The weekly stock options market is also expanding. Seventeen new WSO classes are being introduced in June 2026, more than doubling the total to 33. Roberts says they now account for about 21% of single stock option trading volume for underlyings with both monthly and weekly expiries, based on April data.

These developments show HKEX seeking growth across both investment and trading use cases. Income-focused ETFs address demand for portfolio outcomes, while single-stock leveraged and inverse products, options and weekly expiries support shorter-horizon strategies, hedging and more precise risk expression.

Looking ahead, HKEX’s strategy is moving beyond ETF market development.
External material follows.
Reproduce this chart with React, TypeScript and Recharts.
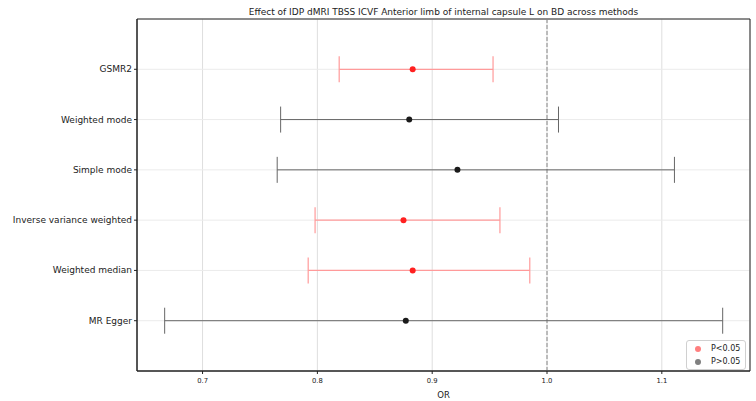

The larger objective is to build an integrated listed products franchise in which indices, ETFs, futures, options and cash equities reinforce one another.

“The biggest opportunities lie in deepening Hong Kong’s role as a connected, multi-asset equities and risk-transfer hub,” Roberts says. “Product development is increasingly about building scalable ecosystems, spanning indices, ETFs, cash equities and derivatives, that allow investors to access, trade and manage exposure efficiently.”

He cites the Hang Seng TECH Index as an example, with an actively traded cash market supported by HSTECH ETFs, futures and options. As HKEX expands its index capabilities, including the launch of HKEX Tech 100 and new indices collaborating with exchanges in the region such as Bursa Malaysia and Korea Exchange, Roberts says this will create “a foundation for launching additional ETFs and derivatives, supporting product innovation while building depth and liquidity over time”.

Looking forward, HKEX’s ETF proposition is increasingly anchored in a broader corporate strategy: positioning Hong Kong as a regional centre for cross-border capital flows, product innovation and connected market infrastructure.